■ **Data provided**
######

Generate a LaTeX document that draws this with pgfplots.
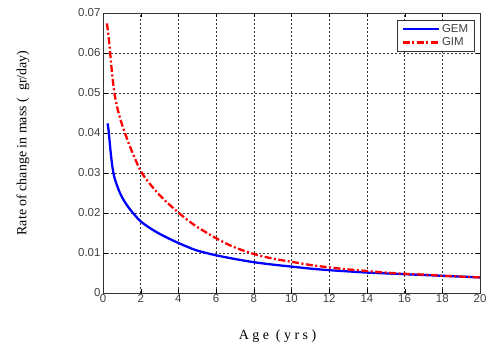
\documentclass[border=0pt]{standalone}
\usepackage{pgfplots}
\pgfplotsset{compat=1.18}
\usepackage{fontspec}
\setmainfont{Liberation Sans}
\newfontfamily\timesfont{Liberation Serif}
\begin{document}
\begin{tikzpicture}
\begin{axis}[
  name=ax,
  scale only axis,
  width=377bp, height=280bp,
  xmin=0, xmax=20, ymin=0, ymax=0.07,
  xtick={0,2,...,20},
  ytick={0,0.01,...,0.07},
  yticklabel style={xshift=1bp, /pgf/number format/fixed, /pgf/number format/precision=2},
  scaled y ticks=false,
  /pgf/number format/assume math mode=true,
  tick label style={font=\fontsize{11.5}{13}\selectfont, text=black!75},
  xticklabel style={yshift=2bp},
  grid=major,
  grid style={black!80, dash pattern=on 2bp off 2bp, line width=0.5pt},
  axis line style={black!80, line width=0.8pt},
  tick align=inside,
  tick style={black},
  xlabel={\timesfont A g e \ ( y r s )},
  ylabel={\timesfont Rate of change in mass (\ \ gr/day)},
  label style={font=\fontsize{14}{16}\selectfont},
  xlabel style={yshift=-20bp, xshift=-14bp},
  ylabel style={yshift=42bp, xshift=10bp},
  legend style={at={(0.985,0.975)}, anchor=north east, draw=black!80, fill=white,
    font=\fontsize{11.5}{13}\selectfont, text=black!75, cells={anchor=west}, row sep=0pt,
    inner xsep=4bp, inner ysep=2bp},
  legend image code/.code={\draw[#1, line width=2.6pt] (0bp,0bp) -- (36bp,0bp);},
  legend cell align=left,
]
\addplot[blue, line width=2.3pt, smooth, tension=0.5] coordinates {
(0.24,0.0424)(0.30,0.0405)(0.40,0.0355)(0.50,0.0315)(0.60,0.0290)(0.75,0.0268)
(0.90,0.0250)(1.10,0.0232)(1.40,0.0211)(1.70,0.0194)(2.00,0.0179)(2.50,0.0162)
(3.00,0.0148)(3.50,0.0136)(4.00,0.0125)(4.50,0.0115)(5.00,0.0106)(5.92,0.0095)
(7,0.0085)(8,0.0077)(9,0.0071)(10,0.0066)
(11,0.0061)(12,0.0057)(13,0.0054)(14,0.0051)(15,0.0049)(16,0.0047)(17,0.0045)
(18,0.0043)(19,0.0041)(20,0.0039)
};
\addlegendentry{GEM}
\addplot[red, line width=2.3pt, dash pattern=on 7pt off 2.5pt on 2pt off 2.5pt, smooth, tension=0.5] coordinates {
(0.21,0.0674)(0.30,0.0640)(0.38,0.0600)(0.48,0.0550)(0.59,0.0505)(0.75,0.0465)
(0.95,0.0430)(1.18,0.0398)(1.5,0.0358)(2.0,0.0305)(2.5,0.0272)(3.0,0.0245)
(3.5,0.0222)(4.0,0.0201)(4.5,0.0182)(5.0,0.0165)(5.92,0.0139)(6.7,0.0120)
(7.5,0.0105)(8.2,0.0095)(9,0.0086)
(10,0.0078)(11,0.0070)(12,0.0064)(13,0.0059)(14,0.0055)(15,0.0051)(16,0.0048)
(17,0.0046)(18,0.0043)(19,0.0041)(20,0.0039)
};
\addlegendentry{GIM}
\end{axis}
\pgfresetboundingbox
\path ([xshift=-103bp,yshift=-61bp]ax.south west) rectangle ([xshift=7bp,yshift=13bp]ax.north east);
\end{tikzpicture}
\end{document}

######

■ **What you will do**
Quote the data exactly, leaving every image out of the copy.

■ **Response**
Generate a LaTeX document that draws this with pgfplots.
\documentclass[border=0pt]{standalone}
\usepackage{pgfplots}
\pgfplotsset{compat=1.18}
\usepackage{fontspec}
\setmainfont{Liberation Sans}
\newfontfamily\timesfont{Liberation Serif}
\begin{document}
\begin{tikzpicture}
\begin{axis}[
  name=ax,
  scale only axis,
  width=377bp, height=280bp,
  xmin=0, xmax=20, ymin=0, ymax=0.07,
  xtick={0,2,...,20},
  ytick={0,0.01,...,0.07},
  yticklabel style={xshift=1bp, /pgf/number format/fixed, /pgf/number format/precision=2},
  scaled y ticks=false,
  /pgf/number format/assume math mode=true,
  tick label style={font=\fontsize{11.5}{13}\selectfont, text=black!75},
  xticklabel style={yshift=2bp},
  grid=major,
  grid style={black!80, dash pattern=on 2bp off 2bp, line width=0.5pt},
  axis line style={black!80, line width=0.8pt},
  tick align=inside,
  tick style={black},
  xlabel={\timesfont A g e \ ( y r s )},
  ylabel={\timesfont Rate of change in mass (\ \ gr/day)},
  label style={font=\fontsize{14}{16}\selectfont},
  xlabel style={yshift=-20bp, xshift=-14bp},
  ylabel style={yshift=42bp, xshift=10bp},
  legend style={at={(0.985,0.975)}, anchor=north east, draw=black!80, fill=white,
    font=\fontsize{11.5}{13}\selectfont, text=black!75, cells={anchor=west}, row sep=0pt,
    inner xsep=4bp, inner ysep=2bp},
  legend image code/.code={\draw[#1, line width=2.6pt] (0bp,0bp) -- (36bp,0bp);},
  legend cell align=left,
]
\addplot[blue, line width=2.3pt, smooth, tension=0.5] coordinates {
(0.24,0.0424)(0.30,0.0405)(0.40,0.0355)(0.50,0.0315)(0.60,0.0290)(0.75,0.0268)
(0.90,0.0250)(1.10,0.0232)(1.40,0.0211)(1.70,0.0194)(2.00,0.0179)(2.50,0.0162)
(3.00,0.0148)(3.50,0.0136)(4.00,0.0125)(4.50,0.0115)(5.00,0.0106)(5.92,0.0095)
(7,0.0085)(8,0.0077)(9,0.0071)(10,0.0066)
(11,0.0061)(12,0.0057)(13,0.0054)(14,0.0051)(15,0.0049)(16,0.0047)(17,0.0045)
(18,0.0043)(19,0.0041)(20,0.0039)
};
\addlegendentry{GEM}
\addplot[red, line width=2.3pt, dash pattern=on 7pt off 2.5pt on 2pt off 2.5pt, smooth, tension=0.5] coordinates {
(0.21,0.0674)(0.30,0.0640)(0.38,0.0600)(0.48,0.0550)(0.59,0.0505)(0.75,0.0465)
(0.95,0.0430)(1.18,0.0398)(1.5,0.0358)(2.0,0.0305)(2.5,0.0272)(3.0,0.0245)
(3.5,0.0222)(4.0,0.0201)(4.5,0.0182)(5.0,0.0165)(5.92,0.0139)(6.7,0.0120)
(7.5,0.0105)(8.2,0.0095)(9,0.0086)
(10,0.0078)(11,0.0070)(12,0.0064)(13,0.0059)(14,0.0055)(15,0.0051)(16,0.0048)
(17,0.0046)(18,0.0043)(19,0.0041)(20,0.0039)
};
\addlegendentry{GIM}
\end{axis}
\pgfresetboundingbox
\path ([xshift=-103bp,yshift=-61bp]ax.south west) rectangle ([xshift=7bp,yshift=13bp]ax.north east);
\end{tikzpicture}
\end{document}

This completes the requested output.